Although many traders wound up February business prior to the weekend, there was still some bidweek activity going on Monday. Thanks to the soaring screen, February prices were “up quite a bit” from last week, said a Texas-based marketer. However, trading was “very thin,” she said, as few companies besides hers were still making next-month baseload deals. She quoted bidweek numbers Monday of Southern Star Central, low $7.20s to low $7.30s; PG&E-Topock at $7.30; NGPL-TexOk at $7.40 and in the low $7.60s; and El Paso-Permian in the low $7.50s. That was almost a dollar higher in some cases than where those points were being quoted last Wednesday and Thursday, she said.

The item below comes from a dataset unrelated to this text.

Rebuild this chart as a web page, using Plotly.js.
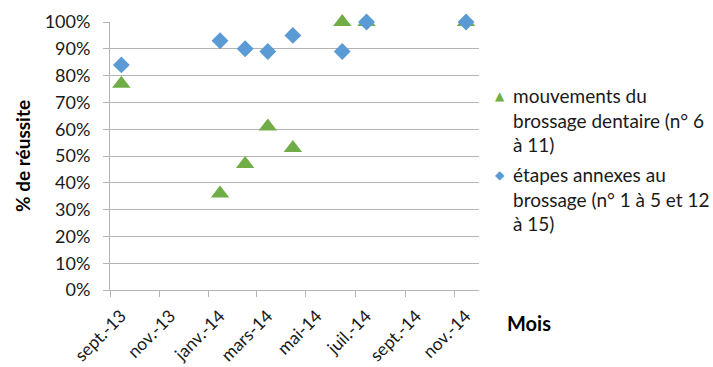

A Calgary-based producer said production-area trading for February may have still been somewhat active Monday, but not so in the market area. He was pretty sure that Chicago numbers would have been up about half a dollar if any deals got done, “but I didn’t see any bids or offers” at the citygate.

For Tuesday’s beginning of the February aftermarket, the producer said he sees basis getting weaker (that is, spreads between market and producing areas will get bigger), but actual prices should be up about half a dollar due to the Nymex spike. He said he perceived Monday’s cash gains as “not all that impressive compared with the Nymex strength.” It was still unseasonably mild in Western Canada as the week began, he said, but colder weather is in the forecast toward the end of the week.

The producer said he thinks effects of how storage affects prices during February will be regional. Those under mandatory withdrawal rules, such as in northern market areas, will see great price weakness, he said, but those who can cycle accounts at their discretion will be in the driver’s seat as far as supporting prices.